▶ **Information provided**
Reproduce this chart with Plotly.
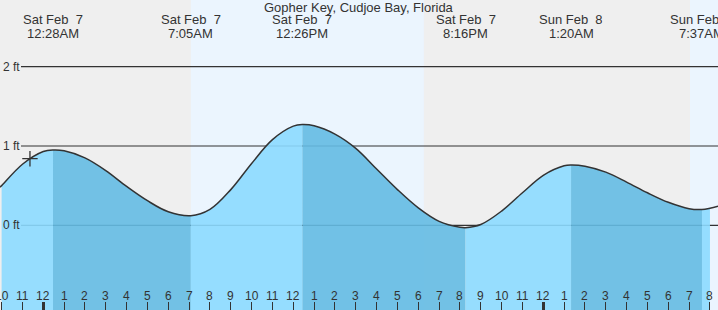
import plotly.graph_objects as go

# ---------------- data ----------------
station = "Gopher Key, Cudjoe Bay, Florida"

# hours since Sat Feb 7 00:00, tide height in ft
curve_hours = [-2.08, -2, -1, 0, 0.467, 1, 2, 3, 4, 5, 6, 7.083,
               8, 9, 10, 11, 12, 12.433, 13, 14, 15, 16, 17, 18, 19, 20, 20.267,
               21, 22, 23, 24, 25, 25.333, 26, 27, 28, 29, 30, 31, 31.617, 32, 32.39]
curve_ft = [0.48, 0.50, 0.77, 0.93, 0.95, 0.94, 0.85, 0.69, 0.49, 0.31, 0.17, 0.12,
            0.20, 0.45, 0.78, 1.08, 1.25, 1.27, 1.255, 1.15, 0.97, 0.71, 0.45, 0.22, 0.05, -0.025, -0.03,
            0.01, 0.18, 0.41, 0.63, 0.75, 0.76, 0.745, 0.67, 0.545, 0.41, 0.29, 0.21, 0.20, 0.215, 0.24]

extreme_hours = [0.467, 7.083, 12.433, 20.267, 25.333, 31.617]
extreme_dates = ["Sat Feb\u00a0 7", "Sat Feb\u00a0 7", "Sat Feb\u00a0 7", "Sat Feb\u00a0 7", "Sun Feb\u00a0 8", "Sun Feb\u00a0 8"]
extreme_times = ["12:28AM", "7:05AM", "12:26PM", "8:16PM", "1:20AM", "7:37AM"]

sun_hours = [7.083, 18.27, 31.04]   # sunrise, sunset, sunrise

now_hour = [-0.64]
now_ft = [0.84]

hour_ticks = list(range(-2, 33))
hour_labels = [str(((h % 12) or 12)) for h in hour_ticks]
midnight_ticks = [0, 24]

y_ticks = [0, 1, 2]
y_labels = ["0 ft", "1 ft", "2 ft"]

x_range = [-2.078, 32.386]
y_range = [-1.068, 2.841]

# ---------------- styles ----------------
NIGHT = "#efefef"
DAY = "#ebf5fe"
LIGHT = "rgba(140,218,255,0.9)"
DARK = "rgba(100,187,227,0.9)"
TXT = "#333333"
FONT = "Liberation Sans, Arial, sans-serif"

fig = go.Figure()

# segment fills
bounds = [x_range[0]] + extreme_hours + [x_range[1]]
for i in range(len(bounds) - 1):
    a, b = bounds[i], bounds[i + 1]
    xs = [h for h in curve_hours if a - 1e-9 <= h <= b + 1e-9]
    ys = [v for h, v in zip(curve_hours, curve_ft) if a - 1e-9 <= h <= b + 1e-9]
    color = LIGHT if i % 2 == 0 else DARK
    fig.add_trace(go.Scatter(x=[xs[0], xs[-1]], y=[y_range[0] - 0.1] * 2, mode="lines",
                             line=dict(width=0), hoverinfo="skip", showlegend=False))
    fig.add_trace(go.Scatter(x=xs, y=ys, mode="lines", line=dict(width=0, shape="spline"),
                             fill="tonexty", fillcolor=color, hoverinfo="skip", showlegend=False))

# outline
fig.add_trace(go.Scatter(x=curve_hours, y=curve_ft, mode="lines",
                         line=dict(color=TXT, width=1.5, shape="spline"), showlegend=False))

# current-time marker
fig.add_trace(go.Scatter(x=now_hour, y=now_ft, mode="markers",
                         marker=dict(symbol="cross-thin", size=11, line=dict(width=1.3, color=TXT)),
                         showlegend=False))

# midnight thick ticks on overlay axis
fig.add_trace(go.Scatter(x=midnight_ticks, y=[None, None], xaxis="x2", showlegend=False))

shapes = []
# day / night bands
band_edges = [x_range[0] - 1] + sun_hours + [x_range[1] + 1]
for i in range(len(band_edges) - 1):
    shapes.append(dict(type="rect", xref="x", yref="paper", x0=band_edges[i], x1=band_edges[i + 1],
                       y0=0, y1=1, fillcolor=NIGHT if i % 2 == 0 else DAY, line=dict(width=0),
                       layer="below"))
# horizontal ft lines
for yv in y_ticks:
    shapes.append(dict(type="line", xref="paper", yref="y", x0=21 / 718, x1=1, y0=yv, y1=yv,
                       line=dict(color=TXT, width=1.2), layer="below"))

annotations = []
for yv, lab in zip(y_ticks, y_labels):
    annotations.append(dict(x=1 / 718, xref="paper", y=yv, yref="y", text=lab, showarrow=False,
                            xanchor="left", yanchor="middle", font=dict(size=12, color=TXT, family=FONT)))
for h, d, t in zip(extreme_hours, extreme_dates, extreme_times):
    annotations.append(dict(x=h, xref="x", y=1 - 19.5 / 310, yref="paper", text=d, showarrow=False,
                            height=12, xanchor="center", yanchor="middle",
                            font=dict(size=13, color=TXT, family=FONT)))
    annotations.append(dict(x=h, xref="x", y=1 - 32.5 / 310, yref="paper", text=t, showarrow=False,
                            height=12, xanchor="center", yanchor="middle",
                            font=dict(size=13, color=TXT, family=FONT)))
annotations.append(dict(x=0.5, xref="paper", y=1 - 8 / 310, yref="paper", text=station, showarrow=False,
                        xanchor="center", yanchor="middle",
                        font=dict(size=13, color=TXT, family=FONT)))
# hour labels
for h, lab in zip(hour_ticks, hour_labels):
    annotations.append(dict(x=h, xref="x", y=1 - 295.5 / 310, yref="paper", text=lab, showarrow=False,
                            xanchor="center", yanchor="middle", font=dict(size=12, color=TXT, family=FONT)))

fig.update_layout(
    width=718, height=310, margin=dict(l=0, r=0, t=0, b=0),
    paper_bgcolor=NIGHT, plot_bgcolor=NIGHT,
    xaxis=dict(range=x_range, tickvals=hour_ticks, ticks="inside",
               ticklen=8, tickwidth=1, tickcolor=TXT, showticklabels=False,
               showgrid=False, zeroline=False, showline=False, fixedrange=True),
    xaxis2=dict(range=x_range, overlaying="x", side="bottom", tickvals=midnight_ticks,
                ticks="inside", ticklen=8, tickwidth=3, tickcolor=TXT, showticklabels=False,
                showgrid=False, zeroline=False, showline=False),
    yaxis=dict(range=y_range, showgrid=False, zeroline=False, showline=False,
               showticklabels=False, ticks=""),
    shapes=shapes, annotations=annotations, showlegend=False,
)

fig.write_html("out.html", config={"displayModeBar": False})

▶ **Requirement**
All of the data above should be quoted exactly, except for the pictures.

▶ **Result of the exercise**
Reproduce this chart with Plotly.
import plotly.graph_objects as go

# ---------------- data ----------------
station = "Gopher Key, Cudjoe Bay, Florida"

# hours since Sat Feb 7 00:00, tide height in ft
curve_hours = [-2.08, -2, -1, 0, 0.467, 1, 2, 3, 4, 5, 6, 7.083,
               8, 9, 10, 11, 12, 12.433, 13, 14, 15, 16, 17, 18, 19, 20, 20.267,
               21, 22, 23, 24, 25, 25.333, 26, 27, 28, 29, 30, 31, 31.617, 32, 32.39]
curve_ft = [0.48, 0.50, 0.77, 0.93, 0.95, 0.94, 0.85, 0.69, 0.49, 0.31, 0.17, 0.12,
            0.20, 0.45, 0.78, 1.08, 1.25, 1.27, 1.255, 1.15, 0.97, 0.71, 0.45, 0.22, 0.05, -0.025, -0.03,
            0.01, 0.18, 0.41, 0.63, 0.75, 0.76, 0.745, 0.67, 0.545, 0.41, 0.29, 0.21, 0.20, 0.215, 0.24]

extreme_hours = [0.467, 7.083, 12.433, 20.267, 25.333, 31.617]
extreme_dates = ["Sat Feb\u00a0 7", "Sat Feb\u00a0 7", "Sat Feb\u00a0 7", "Sat Feb\u00a0 7", "Sun Feb\u00a0 8", "Sun Feb\u00a0 8"]
extreme_times = ["12:28AM", "7:05AM", "12:26PM", "8:16PM", "1:20AM", "7:37AM"]

sun_hours = [7.083, 18.27, 31.04]   # sunrise, sunset, sunrise

now_hour = [-0.64]
now_ft = [0.84]

hour_ticks = list(range(-2, 33))
hour_labels = [str(((h % 12) or 12)) for h in hour_ticks]
midnight_ticks = [0, 24]

y_ticks = [0, 1, 2]
y_labels = ["0 ft", "1 ft", "2 ft"]

x_range = [-2.078, 32.386]
y_range = [-1.068, 2.841]

# ---------------- styles ----------------
NIGHT = "#efefef"
DAY = "#ebf5fe"
LIGHT = "rgba(140,218,255,0.9)"
DARK = "rgba(100,187,227,0.9)"
TXT = "#333333"
FONT = "Liberation Sans, Arial, sans-serif"

fig = go.Figure()

# segment fills
bounds = [x_range[0]] + extreme_hours + [x_range[1]]
for i in range(len(bounds) - 1):
    a, b = bounds[i], bounds[i + 1]
    xs = [h for h in curve_hours if a - 1e-9 <= h <= b + 1e-9]
    ys = [v for h, v in zip(curve_hours, curve_ft) if a - 1e-9 <= h <= b + 1e-9]
    color = LIGHT if i % 2 == 0 else DARK
    fig.add_trace(go.Scatter(x=[xs[0], xs[-1]], y=[y_range[0] - 0.1] * 2, mode="lines",
                             line=dict(width=0), hoverinfo="skip", showlegend=False))
    fig.add_trace(go.Scatter(x=xs, y=ys, mode="lines", line=dict(width=0, shape="spline"),
                             fill="tonexty", fillcolor=color, hoverinfo="skip", showlegend=False))

# outline
fig.add_trace(go.Scatter(x=curve_hours, y=curve_ft, mode="lines",
                         line=dict(color=TXT, width=1.5, shape="spline"), showlegend=False))

# current-time marker
fig.add_trace(go.Scatter(x=now_hour, y=now_ft, mode="markers",
                         marker=dict(symbol="cross-thin", size=11, line=dict(width=1.3, color=TXT)),
                         showlegend=False))

# midnight thick ticks on overlay axis
fig.add_trace(go.Scatter(x=midnight_ticks, y=[None, None], xaxis="x2", showlegend=False))

shapes = []
# day / night bands
band_edges = [x_range[0] - 1] + sun_hours + [x_range[1] + 1]
for i in range(len(band_edges) - 1):
    shapes.append(dict(type="rect", xref="x", yref="paper", x0=band_edges[i], x1=band_edges[i + 1],
                       y0=0, y1=1, fillcolor=NIGHT if i % 2 == 0 else DAY, line=dict(width=0),
                       layer="below"))
# horizontal ft lines
for yv in y_ticks:
    shapes.append(dict(type="line", xref="paper", yref="y", x0=21 / 718, x1=1, y0=yv, y1=yv,
                       line=dict(color=TXT, width=1.2), layer="below"))

annotations = []
for yv, lab in zip(y_ticks, y_labels):
    annotations.append(dict(x=1 / 718, xref="paper", y=yv, yref="y", text=lab, showarrow=False,
                            xanchor="left", yanchor="middle", font=dict(size=12, color=TXT, family=FONT)))
for h, d, t in zip(extreme_hours, extreme_dates, extreme_times):
    annotations.append(dict(x=h, xref="x", y=1 - 19.5 / 310, yref="paper", text=d, showarrow=False,
                            height=12, xanchor="center", yanchor="middle",
                            font=dict(size=13, color=TXT, family=FONT)))
    annotations.append(dict(x=h, xref="x", y=1 - 32.5 / 310, yref="paper", text=t, showarrow=False,
                            height=12, xanchor="center", yanchor="middle",
                            font=dict(size=13, color=TXT, family=FONT)))
annotations.append(dict(x=0.5, xref="paper", y=1 - 8 / 310, yref="paper", text=station, showarrow=False,
                        xanchor="center", yanchor="middle",
                        font=dict(size=13, color=TXT, family=FONT)))
# hour labels
for h, lab in zip(hour_ticks, hour_labels):
    annotations.append(dict(x=h, xref="x", y=1 - 295.5 / 310, yref="paper", text=lab, showarrow=False,
                            xanchor="center", yanchor="middle", font=dict(size=12, color=TXT, family=FONT)))

fig.update_layout(
    width=718, height=310, margin=dict(l=0, r=0, t=0, b=0),
    paper_bgcolor=NIGHT, plot_bgcolor=NIGHT,
    xaxis=dict(range=x_range, tickvals=hour_ticks, ticks="inside",
               ticklen=8, tickwidth=1, tickcolor=TXT, showticklabels=False,
               showgrid=False, zeroline=False, showline=False, fixedrange=True),
    xaxis2=dict(range=x_range, overlaying="x", side="bottom", tickvals=midnight_ticks,
                ticks="inside", ticklen=8, tickwidth=3, tickcolor=TXT, showticklabels=False,
                showgrid=False, zeroline=False, showline=False),
    yaxis=dict(range=y_range, showgrid=False, zeroline=False, showline=False,
               showticklabels=False, ticks=""),
    shapes=shapes, annotations=annotations, showlegend=False,
)

fig.write_html("out.html", config={"displayModeBar": False})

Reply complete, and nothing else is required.